Traditionally once you have made it into watching the highlights of a game you are safe from having the end result spoiled providing you stay off Twitter and don’t let Brian Glover know where you live. (This is an obscure yet obvious Whatever Happened to The Likely Lads joke that ignores the fact that it is not 1975 and that Brian Glover is dead). However BT recently surpassed all convention by revealing the final score of the game they were actually showing just 26 minutes into the match: The highlights of a Roma game came with an uninvited blitzkrieg of information around the screen like Sky Sports News employs.
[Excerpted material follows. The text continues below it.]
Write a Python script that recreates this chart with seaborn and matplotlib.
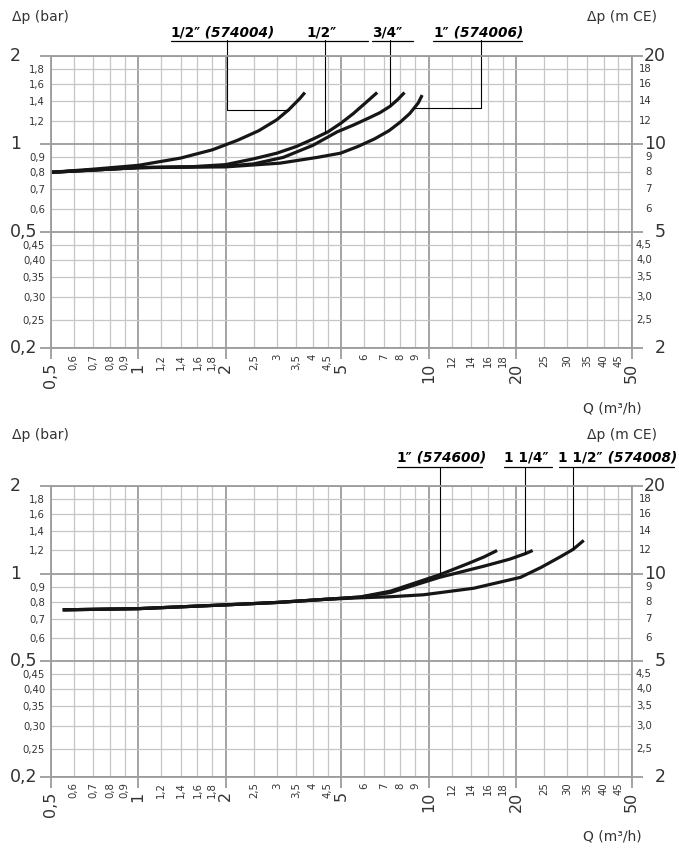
import numpy as np
import pandas as pd
import matplotlib
matplotlib.use("Agg")
import matplotlib.pyplot as plt
import seaborn as sns
from matplotlib import font_manager
from matplotlib.transforms import blended_transform_factory
from matplotlib.lines import Line2D

# ---------------- axis ticks / labels ----------------
x_major = [0.5, 1, 2, 5, 10, 20, 50]
x_major_labels = ['0,5', '1', '2', '5', '10', '20', '50']
x_minor = [0.6, 0.7, 0.8, 0.9, 1.2, 1.4, 1.6, 1.8, 2.5, 3, 3.5, 4, 4.5,
           6, 7, 8, 9, 12, 14, 16, 18, 25, 30, 35, 40, 45]
x_minor_labels = ['0,6', '0,7', '0,8', '0,9', '1,2', '1,4', '1,6', '1,8', '2,5', '3', '3,5', '4', '4,5',
                  '6', '7', '8', '9', '12', '14', '16', '18', '25', '30', '35', '40', '45']
y_major = [0.2, 0.5, 1, 2]
y_major_labels = ['0,2', '0,5', '1', '2']
y_minor = [0.25, 0.30, 0.35, 0.40, 0.45, 0.6, 0.7, 0.8, 0.9, 1.2, 1.4, 1.6, 1.8]
y_minor_labels = ['0,25', '0,30', '0,35', '0,40', '0,45', '0,6', '0,7', '0,8', '0,9', '1,2', '1,4', '1,6', '1,8']
mce_major = [2, 5, 10, 20]
mce_major_labels = ['2', '5', '10', '20']
mce_minor = [2.5, 3.0, 3.5, 4.0, 4.5, 6, 7, 8, 9, 12, 14, 16, 18]
mce_minor_labels = ['2,5', '3,0', '3,5', '4,0', '4,5', '6', '7', '8', '9', '12', '14', '16', '18']

# ---------------- top chart series ----------------
q_574004 = [0.5, 0.7, 1.0, 1.4, 1.8, 2.2, 2.6, 3.0, 3.3, 3.6, 3.75]
dp_574004 = [0.80, 0.82, 0.845, 0.895, 0.955, 1.03, 1.11, 1.21, 1.31, 1.43, 1.50]
q_12 = [0.5, 1, 1.5, 2, 2.5, 3, 3.5, 4, 4.5, 5, 5.5, 6, 6.65]
dp_12 = [0.80, 0.83, 0.835, 0.85, 0.89, 0.93, 0.98, 1.04, 1.10, 1.18, 1.27, 1.37, 1.50]
q_34 = [0.5, 1, 2, 2.5, 3.16, 4, 4.84, 5.5, 6.2, 6.8, 7.36, 7.8, 8.26]
dp_34 = [0.80, 0.83, 0.84, 0.855, 0.90, 0.99, 1.10, 1.16, 1.225, 1.28, 1.345, 1.415, 1.50]
q_574006 = [0.5, 1, 2, 3.08, 4.14, 4.97, 5.7, 6.5, 7.3, 8.0, 8.6, 9.2, 9.5]
dp_574006 = [0.80, 0.83, 0.835, 0.86, 0.90, 0.93, 0.98, 1.04, 1.11, 1.19, 1.27, 1.38, 1.47]

# ---------------- bottom chart series ----------------
q_574600 = [0.55, 1, 2, 3, 4.4, 5.8, 7.4, 10.9, 13.6, 15.5, 17.2]
dp_574600 = [0.75, 0.757, 0.78, 0.795, 0.815, 0.83, 0.87, 0.99, 1.08, 1.14, 1.20]
q_114 = [0.55, 1, 2, 3, 4.4, 5.8, 7.4, 10.9, 15.5, 19.0, 21.5, 22.8]
dp_114 = [0.75, 0.757, 0.78, 0.795, 0.815, 0.83, 0.86, 0.97, 1.06, 1.12, 1.17, 1.20]
q_574008 = [0.55, 1, 2, 3, 4.4, 5.8, 7.4, 9.6, 14.3, 20.7, 24.4, 28.5, 31.4, 34.2]
dp_574008 = [0.75, 0.757, 0.78, 0.795, 0.815, 0.825, 0.832, 0.845, 0.89, 0.97, 1.05, 1.144, 1.21, 1.30]

top_series = {
    '1/2″ (574004)': (q_574004, dp_574004),
    '1/2″': (q_12, dp_12),
    '3/4″': (q_34, dp_34),
    '1″ (574006)': (q_574006, dp_574006),
}
bottom_series = {
    '1″ (574600)': (q_574600, dp_574600),
    '1 1/4″': (q_114, dp_114),
    '1 1/2″ (574008)': (q_574008, dp_574008),
}

# ---------------- style ----------------
sns.set_theme(style="white")
plt.rcParams['font.family'] = ['DejaVu Sans']
avail = {f.name for f in font_manager.fontManager.ttflist}
label_family = (['Liberation Sans Narrow'] if 'Liberation Sans Narrow' in avail else []) + ['DejaVu Sans']

W, H = 679, 848
MAJ_C = '#9c9c9c'
MIN_C = '#c6c6c6'
TXT_C = '#333333'
CURVE_C = '#161616'

fig = plt.figure(figsize=(W / 100, H / 100), dpi=100)
fig.patch.set_facecolor('white')


def make_axes(top_px, bottom_px):
    left_px, right_px = 50.7, 631.7
    ax = fig.add_axes([left_px / W, 1 - bottom_px / H, (right_px - left_px) / W, (bottom_px - top_px) / H])
    ax.set_xscale('log')
    ax.set_yscale('log')
    ax.set_xlim(0.5, 50)
    ax.set_ylim(0.2, 2)
    ax.set_xticks(x_major, labels=x_major_labels)
    ax.set_xticks(x_minor, labels=x_minor_labels, minor=True)
    ax.set_yticks(y_major, labels=['' for _ in y_major])
    ax.set_yticks(y_minor, labels=y_minor_labels, minor=True)
    ax.set_axisbelow(True)
    ax.grid(which='major', color=MAJ_C, lw=1.3)
    ax.grid(which='minor', color=MIN_C, lw=0.9)
    for s in ax.spines.values():
        s.set_visible(True)
        s.set_color(MAJ_C)
        s.set_linewidth(1.3)
    ax.tick_params(axis='x', which='major', bottom=True, direction='out', length=8, width=1.3,
                   color=MAJ_C, pad=2.5, labelsize=11.5, labelrotation=90, labelcolor=TXT_C)
    ax.tick_params(axis='x', which='minor', bottom=True, length=0, pad=4, labelsize=7.3,
                   labelrotation=90, labelcolor=TXT_C)
    ax.tick_params(axis='y', which='major', left=True, right=True, direction='out', length=8,
                   width=1.3, color=MAJ_C, labelleft=False)
    ax.tick_params(axis='y', which='minor', left=True, length=0, pad=4, labelsize=7.3, labelcolor=TXT_C)
    tr = blended_transform_factory(fig.transFigure, ax.transData)
    for v, lab in zip(y_major, y_major_labels):
        ax.text(10 / W, v, lab, transform=tr, ha='left', va='center', fontsize=12.5, color=TXT_C)
    for v, lab in zip(mce_major, mce_major_labels):
        ax.text(666 / W, v / 10, lab, transform=tr, ha='right', va='center', fontsize=12.5, color=TXT_C)
    for v, lab in zip(mce_minor, mce_minor_labels):
        ax.text(652 / W, v / 10, lab, transform=tr, ha='right', va='center', fontsize=7.3, color=TXT_C)
    return ax


def draw_curves(ax, series):
    rows = []
    for name, (q, dp) in series.items():
        for a, b in zip(q, dp):
            rows.append((name, a, b))
    df = pd.DataFrame(rows, columns=['series', 'Q', 'dp'])
    sns.lineplot(data=df, x='Q', y='dp', units='series', estimator=None, sort=False,
                 color=CURVE_C, lw=2.3, ax=ax, legend=False)
    ax.set_xlabel('')
    ax.set_ylabel('')
    for ln in ax.lines:
        ln.set_solid_capstyle('butt')
        ln.set_solid_joinstyle('round')


def dp_at(series, name, qv):
    q, dp = series[name]
    return float(10 ** np.interp(np.log10(qv), np.log10(q), np.log10(dp)))


def py_to_dp(ax, py):
    return ax.transData.inverted().transform((0, H - py))[1]


ax1 = make_axes(56, 348.3)
ax2 = make_axes(486, 776.7)
draw_curves(ax1, top_series)
draw_curves(ax2, bottom_series)

# axis titles
for y_t, y_q in [(17.5, 408), (435, 836)]:
    fig.text(11.5 / W, 1 - y_t / H, 'Δp (bar)', ha='left', va='center', fontsize=10, color=TXT_C)
    fig.text(657 / W, 1 - y_t / H, 'Δp (m CE)', ha='right', va='center', fontsize=10, color=TXT_C)
    fig.text(642 / W, 1 - y_q / H, 'Q (m³/h)', ha='right', va='center', fontsize=10, color=TXT_C)

# curve labels
fig.canvas.draw()
renderer = fig.canvas.get_renderer()
probe = fig.text(0, 0, '1/2″ (574004)', fontsize=10, fontweight='bold', family=label_family)
w_probe = probe.get_window_extent(renderer).width
probe.remove()
LAB_FS = 10 * 105 / w_probe


def put_label(x_px, base_px, main, extra=None):
    t = fig.text(x_px / W, 1 - base_px / H, main, ha='left', va='baseline', fontsize=LAB_FS,
                 fontweight='bold', family=label_family, color='black')
    if extra:
        bb = t.get_window_extent(renderer)
        fig.text(bb.x1 / W, 1 - base_px / H, ' ' + extra, ha='left', va='baseline', fontsize=LAB_FS,
                 fontweight='bold', fontstyle='italic', family=label_family, color='black')


def underline(x0, x1, y):
    fig.add_artist(Line2D([x0 / W, x1 / W], [1 - y / H, 1 - y / H], color='black', lw=0.9))


put_label(170, 37, '1/2″', '(574004)')
put_label(306.5, 37, '1/2″')
put_label(372, 37, '3/4″')
put_label(433, 37, '1″', '(574006)')
underline(171, 368, 40.5)
underline(372, 413, 40.5)
underline(433, 522, 40.5)

put_label(396.5, 462, '1″', '(574600)')
put_label(503.5, 462, '1 1/4″')
put_label(558.5, 462, '1 1/2″', '(574008)')
underline(396.5, 481.5, 466.7)
underline(503.5, 551.5, 466.7)
underline(558.5, 673.5, 466.7)

# leader lines (anchored on the curves)
LW_L = 0.8
top1 = py_to_dp(ax1, 40.5)
q_v, q_a = 2.02, 3.3
d_a = dp_at(top_series, '1/2″ (574004)', q_a)
ax1.plot([q_v, q_v, q_a], [top1, d_a, d_a], color='black', lw=LW_L, clip_on=False)
q_a = 4.4
ax1.plot([q_a, q_a], [top1, dp_at(top_series, '1/2″', q_a)], color='black', lw=LW_L, clip_on=False)
q_a = 7.36
ax1.plot([q_a, q_a], [top1, dp_at(top_series, '3/4″', q_a)], color='black', lw=LW_L, clip_on=False)
q_v, q_a = 15.1, 8.9
d_a = dp_at(top_series, '1″ (574006)', q_a)
ax1.plot([q_v, q_v, q_a], [top1, d_a, d_a], color='black', lw=LW_L, clip_on=False)

top2 = py_to_dp(ax2, 466.7)
for name, q_a in [('1″ (574600)', 10.94), ('1 1/4″', 21.5), ('1 1/2″ (574008)', 31.4)]:
    ax2.plot([q_a, q_a], [top2, dp_at(bottom_series, name, q_a)], color='black', lw=LW_L, clip_on=False)

fig.savefig('out.png', dpi=100, facecolor='white')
This was already vexing (to the point that I was casting flirtatious looks towards the Playstation) then they rolled the previous day’s Serie A results across the screen, including the news that Roma won 5-1. I was instantly delighted, annoyed and angry but couldn’t stop laughing at the bare-faced stupidity.
Why do BT think this sort of thing is clever technology when they should be concentrating on a red button service that means we can all fire painful jolts of electricity into Robbie Savage’s eyes whenever he says something idiotic or that directly contradicts something he said himself five minutes beforehand? As this would be every time he opens his mouth this would soon render the service painfully but satisfyingly redundant due to Mr Savage’s unfortunate death. We could then quickly move onto technology that administered a fish-based punishment beating every time Michael Owen says something obvious and boring.
BT clearly have the public’s best interests at heart: we can see this from their generous decision to televise Newcastle’s game at Bournemouth and showing it at lunchtime so nobody has to actually bother making the 720 mile trip. All I’m asking is that they and the BBC keep a bit of their public spiritedness to themselves.